**Task instructions**. Print the listing as it stands, omitting all images.
-------- Material provided
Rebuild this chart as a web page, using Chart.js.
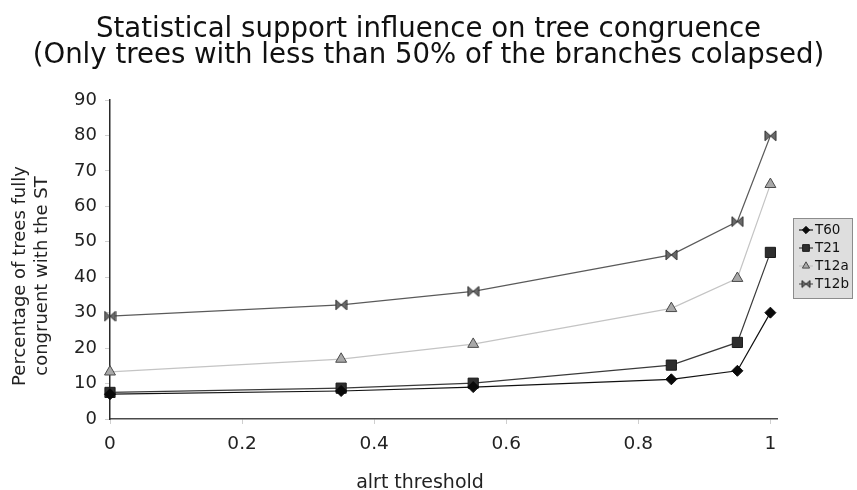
<!DOCTYPE html>
<html>
<head>
<meta charset="utf-8">
<script src="https://cdn.jsdelivr.net/npm/chart.js@4/dist/chart.umd.min.js"></script>
<style>
html,body{margin:0;padding:0;background:#fff;}
#wrap{width:857px;height:490px;}
</style>
</head>
<body>
<div id="wrap"><canvas id="c" width="857" height="490"></canvas></div>
<script>
// ---- data ----
const thresholds = [0, 0.35, 0.55, 0.85, 0.95, 1];
const seriesNames = ['T60', 'T21', 'T12a', 'T12b'];
const t60Values  = [7.0, 7.9, 9.0, 11.2, 13.6, 30.0];
const t21Values  = [7.5, 8.7, 10.1, 15.2, 21.6, 47.0];
const t12aValues = [13.3, 16.9, 21.1, 31.2, 39.7, 66.2];
const t12bValues = [29.0, 32.2, 36.0, 46.3, 55.7, 79.9];
const xTickValues = [0, 0.2, 0.4, 0.6, 0.8, 1];
const xTickLabels = ['0', '0.2', '0.4', '0.6', '0.8', '1'];
const titleLines = ['Statistical support influence on tree congruence',
                    '(Only trees with less than 50% of the branches colapsed)'];
const yAxisTitle = ['Percentage of trees fully', 'congruent with the ST'];
const xAxisTitle = 'alrt threshold';

const FONT = 'DejaVu Sans';

// bow-tie marker for T12b
function bowtie(w, h) {
  const c = document.createElement('canvas');
  c.width = w; c.height = h;
  const g = c.getContext('2d');
  g.fillStyle = '#6a6a6a';
  g.strokeStyle = '#2e2e2e';
  g.lineWidth = 1;
  g.beginPath();
  g.moveTo(1, 1); g.lineTo(w / 2, h / 2); g.lineTo(1, h - 1); g.closePath();
  g.moveTo(w - 1, 1); g.lineTo(w / 2, h / 2); g.lineTo(w - 1, h - 1); g.closePath();
  g.fill(); g.stroke();
  return c;
}
const bowtieBig = bowtie(13, 12);
const bowtieSmall = bowtie(10, 9);

function pts(vals) { return thresholds.map((x, i) => ({x: x, y: vals[i]})); }

const datasets = [
  {label: seriesNames[0], data: pts(t60Values), borderColor: '#111', borderWidth: 1.2,
   pointStyle: 'rectRot', pointRadius: 5.5, pointBackgroundColor: '#0a0a0a', pointBorderColor: '#0a0a0a', pointBorderWidth: 1},
  {label: seriesNames[1], data: pts(t21Values), borderColor: '#3a3a3a', borderWidth: 1.2,
   pointStyle: 'rect', pointRadius: 7.2, pointBackgroundColor: '#2e2e2e', pointBorderColor: '#1a1a1a', pointBorderWidth: 1},
  {label: seriesNames[2], data: pts(t12aValues), borderColor: '#c4c4c4', borderWidth: 1.2,
   pointStyle: 'triangle', pointRadius: 6.3, pointBackgroundColor: '#a8a8a8', pointBorderColor: '#4a4a4a', pointBorderWidth: 1},
  {label: seriesNames[3], data: pts(t12bValues), borderColor: '#5a5a5a', borderWidth: 1.2,
   pointStyle: bowtieBig, pointRadius: 6, pointBackgroundColor: '#6a6a6a', pointBorderColor: '#2e2e2e', pointBorderWidth: 1}
];
datasets.forEach(d => { d.fill = false; d.tension = 0; d.clip = false; d.pointHoverRadius = d.pointRadius; });

// axis titles placed like the reference (offset from the plot centre)
const axisTitles = {
  id: 'axisTitles',
  afterDraw(chart) {
    const ctx = chart.ctx;
    ctx.save();
    ctx.fillStyle = '#222';
    ctx.textAlign = 'center';
    ctx.textBaseline = 'alphabetic';
    ctx.font = '18px "' + FONT + '"';
    const baseX = [25, 46.5];
    yAxisTitle.forEach((line, i) => {
      ctx.save();
      ctx.translate(baseX[i], 276);
      ctx.rotate(-Math.PI / 2);
      ctx.fillText(line, 0, 0);
      ctx.restore();
    });
    ctx.font = '19px "' + FONT + '"';
    ctx.fillText(xAxisTitle, 420, 488);
    ctx.restore();
  }
};

const legendBox = {
  id: 'legendBox',
  afterDraw(chart) {
    const ctx = chart.ctx;
    ctx.save();
    const bx = 793.5, by = 218.5, bw = 59, bh = 80;
    ctx.fillStyle = '#dedede';
    ctx.fillRect(bx, by, bw, bh);
    ctx.strokeStyle = '#8c8c8c';
    ctx.lineWidth = 1;
    ctx.strokeRect(bx, by, bw, bh);
    chart.data.datasets.forEach((d, i) => {
      const cy = 230 + 18 * i;
      ctx.strokeStyle = d.borderColor;
      ctx.lineWidth = 1.2;
      ctx.beginPath(); ctx.moveTo(799, cy); ctx.lineTo(813, cy); ctx.stroke();
      if (typeof d.pointStyle === 'string') {
        ctx.fillStyle = d.pointBackgroundColor;
        ctx.strokeStyle = d.pointBorderColor;
        ctx.lineWidth = 1;
        Chart.helpers.drawPoint(ctx, {pointStyle: d.pointStyle, radius: d.pointRadius * 0.66, borderWidth: 1, rotation: 0}, 806, cy);
      } else {
        ctx.drawImage(bowtieSmall, 806 - 5, cy - 4.5);
      }
      ctx.fillStyle = '#111';
      ctx.font = '13.5px "' + FONT + '"';
      ctx.textBaseline = 'middle';
      ctx.textAlign = 'left';
      ctx.fillText(d.label, 815, cy + 0.5);
    });
    ctx.restore();
  }
};

new Chart(document.getElementById('c'), {
  type: 'line',
  data: {datasets: datasets},
  plugins: [legendBox, axisTitles],
  options: {
    responsive: false,
    devicePixelRatio: 1,
    animation: false,
    events: [],
    layout: {padding: 0},
    plugins: {
      legend: {display: false},
      tooltip: {enabled: false},
      title: {
        display: true,
        text: titleLines,
        color: '#111',
        font: {family: FONT, size: 27.6, weight: 'normal', lineHeight: '26px'},
        padding: {top: 17, bottom: 31}
      }
    },
    scales: {
      x: {
        type: 'linear',
        min: 0, max: 1.01,
        afterBuildTicks: s => { s.ticks = xTickValues.map(v => ({value: v})); },
        afterFit: s => { s.height = 71; },
        ticks: {
          color: '#222',
          font: {family: FONT, size: 18.5},
          padding: 9,
          maxRotation: 0,
          autoSkip: false,
          callback: (v, i) => xTickLabels[i]
        },
        grid: {display: true, drawOnChartArea: false, drawTicks: true, tickLength: 5, color: '#cfcfcf'},
        border: {display: true, color: '#4a4a4a', width: 1.5},
        title: {display: false, text: xAxisTitle}
      },
      y: {
        type: 'linear',
        position: 'left',
        min: 0, max: 90,
        afterFit: s => { s.width = 110; },
        ticks: {stepSize: 10, color: '#222', font: {family: FONT, size: 18}, padding: 8},
        grid: {display: true, drawOnChartArea: false, drawTicks: true, tickLength: 5, color: '#cfcfcf'},
        border: {display: true, color: '#2a2a2a', width: 1.5},
        title: {display: false, text: yAxisTitle}
      },
      yRight: {
        type: 'linear',
        position: 'right',
        display: true,
        afterFit: s => { s.width = 80; },
        ticks: {display: false},
        grid: {display: false},
        border: {display: false}
      }
    }
  }
});
</script>
</body>
</html>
----------------
**Exercise result**.
Rebuild this chart as a web page, using Chart.js.
<!DOCTYPE html>
<html>
<head>
<meta charset="utf-8">
<script src="https://cdn.jsdelivr.net/npm/chart.js@4/dist/chart.umd.min.js"></script>
<style>
html,body{margin:0;padding:0;background:#fff;}
#wrap{width:857px;height:490px;}
</style>
</head>
<body>
<div id="wrap"><canvas id="c" width="857" height="490"></canvas></div>
<script>
// ---- data ----
const thresholds = [0, 0.35, 0.55, 0.85, 0.95, 1];
const seriesNames = ['T60', 'T21', 'T12a', 'T12b'];
const t60Values  = [7.0, 7.9, 9.0, 11.2, 13.6, 30.0];
const t21Values  = [7.5, 8.7, 10.1, 15.2, 21.6, 47.0];
const t12aValues = [13.3, 16.9, 21.1, 31.2, 39.7, 66.2];
const t12bValues = [29.0, 32.2, 36.0, 46.3, 55.7, 79.9];
const xTickValues = [0, 0.2, 0.4, 0.6, 0.8, 1];
const xTickLabels = ['0', '0.2', '0.4', '0.6', '0.8', '1'];
const titleLines = ['Statistical support influence on tree congruence',
                    '(Only trees with less than 50% of the branches colapsed)'];
const yAxisTitle = ['Percentage of trees fully', 'congruent with the ST'];
const xAxisTitle = 'alrt threshold';

const FONT = 'DejaVu Sans';

// bow-tie marker for T12b
function bowtie(w, h) {
  const c = document.createElement('canvas');
  c.width = w; c.height = h;
  const g = c.getContext('2d');
  g.fillStyle = '#6a6a6a';
  g.strokeStyle = '#2e2e2e';
  g.lineWidth = 1;
  g.beginPath();
  g.moveTo(1, 1); g.lineTo(w / 2, h / 2); g.lineTo(1, h - 1); g.closePath();
  g.moveTo(w - 1, 1); g.lineTo(w / 2, h / 2); g.lineTo(w - 1, h - 1); g.closePath();
  g.fill(); g.stroke();
  return c;
}
const bowtieBig = bowtie(13, 12);
const bowtieSmall = bowtie(10, 9);

function pts(vals) { return thresholds.map((x, i) => ({x: x, y: vals[i]})); }

const datasets = [
  {label: seriesNames[0], data: pts(t60Values), borderColor: '#111', borderWidth: 1.2,
   pointStyle: 'rectRot', pointRadius: 5.5, pointBackgroundColor: '#0a0a0a', pointBorderColor: '#0a0a0a', pointBorderWidth: 1},
  {label: seriesNames[1], data: pts(t21Values), borderColor: '#3a3a3a', borderWidth: 1.2,
   pointStyle: 'rect', pointRadius: 7.2, pointBackgroundColor: '#2e2e2e', pointBorderColor: '#1a1a1a', pointBorderWidth: 1},
  {label: seriesNames[2], data: pts(t12aValues), borderColor: '#c4c4c4', borderWidth: 1.2,
   pointStyle: 'triangle', pointRadius: 6.3, pointBackgroundColor: '#a8a8a8', pointBorderColor: '#4a4a4a', pointBorderWidth: 1},
  {label: seriesNames[3], data: pts(t12bValues), borderColor: '#5a5a5a', borderWidth: 1.2,
   pointStyle: bowtieBig, pointRadius: 6, pointBackgroundColor: '#6a6a6a', pointBorderColor: '#2e2e2e', pointBorderWidth: 1}
];
datasets.forEach(d => { d.fill = false; d.tension = 0; d.clip = false; d.pointHoverRadius = d.pointRadius; });

// axis titles placed like the reference (offset from the plot centre)
const axisTitles = {
  id: 'axisTitles',
  afterDraw(chart) {
    const ctx = chart.ctx;
    ctx.save();
    ctx.fillStyle = '#222';
    ctx.textAlign = 'center';
    ctx.textBaseline = 'alphabetic';
    ctx.font = '18px "' + FONT + '"';
    const baseX = [25, 46.5];
    yAxisTitle.forEach((line, i) => {
      ctx.save();
      ctx.translate(baseX[i], 276);
      ctx.rotate(-Math.PI / 2);
      ctx.fillText(line, 0, 0);
      ctx.restore();
    });
    ctx.font = '19px "' + FONT + '"';
    ctx.fillText(xAxisTitle, 420, 488);
    ctx.restore();
  }
};

const legendBox = {
  id: 'legendBox',
  afterDraw(chart) {
    const ctx = chart.ctx;
    ctx.save();
    const bx = 793.5, by = 218.5, bw = 59, bh = 80;
    ctx.fillStyle = '#dedede';
    ctx.fillRect(bx, by, bw, bh);
    ctx.strokeStyle = '#8c8c8c';
    ctx.lineWidth = 1;
    ctx.strokeRect(bx, by, bw, bh);
    chart.data.datasets.forEach((d, i) => {
      const cy = 230 + 18 * i;
      ctx.strokeStyle = d.borderColor;
      ctx.lineWidth = 1.2;
      ctx.beginPath(); ctx.moveTo(799, cy); ctx.lineTo(813, cy); ctx.stroke();
      if (typeof d.pointStyle === 'string') {
        ctx.fillStyle = d.pointBackgroundColor;
        ctx.strokeStyle = d.pointBorderColor;
        ctx.lineWidth = 1;
        Chart.helpers.drawPoint(ctx, {pointStyle: d.pointStyle, radius: d.pointRadius * 0.66, borderWidth: 1, rotation: 0}, 806, cy);
      } else {
        ctx.drawImage(bowtieSmall, 806 - 5, cy - 4.5);
      }
      ctx.fillStyle = '#111';
      ctx.font = '13.5px "' + FONT + '"';
      ctx.textBaseline = 'middle';
      ctx.textAlign = 'left';
      ctx.fillText(d.label, 815, cy + 0.5);
    });
    ctx.restore();
  }
};

new Chart(document.getElementById('c'), {
  type: 'line',
  data: {datasets: datasets},
  plugins: [legendBox, axisTitles],
  options: {
    responsive: false,
    devicePixelRatio: 1,
    animation: false,
    events: [],
    layout: {padding: 0},
    plugins: {
      legend: {display: false},
      tooltip: {enabled: false},
      title: {
        display: true,
        text: titleLines,
        color: '#111',
        font: {family: FONT, size: 27.6, weight: 'normal', lineHeight: '26px'},
        padding: {top: 17, bottom: 31}
      }
    },
    scales: {
      x: {
        type: 'linear',
        min: 0, max: 1.01,
        afterBuildTicks: s => { s.ticks = xTickValues.map(v => ({value: v})); },
        afterFit: s => { s.height = 71; },
        ticks: {
          color: '#222',
          font: {family: FONT, size: 18.5},
          padding: 9,
          maxRotation: 0,
          autoSkip: false,
          callback: (v, i) => xTickLabels[i]
        },
        grid: {display: true, drawOnChartArea: false, drawTicks: true, tickLength: 5, color: '#cfcfcf'},
        border: {display: true, color: '#4a4a4a', width: 1.5},
        title: {display: false, text: xAxisTitle}
      },
      y: {
        type: 'linear',
        position: 'left',
        min: 0, max: 90,
        afterFit: s => { s.width = 110; },
        ticks: {stepSize: 10, color: '#222', font: {family: FONT, size: 18}, padding: 8},
        grid: {display: true, drawOnChartArea: false, drawTicks: true, tickLength: 5, color: '#cfcfcf'},
        border: {display: true, color: '#2a2a2a', width: 1.5},
        title: {display: false, text: yAxisTitle}
      },
      yRight: {
        type: 'linear',
        position: 'right',
        display: true,
        afterFit: s => { s.width = 80; },
        ticks: {display: false},
        grid: {display: false},
        border: {display: false}
      }
    }
  }
});
</script>
</body>
</html>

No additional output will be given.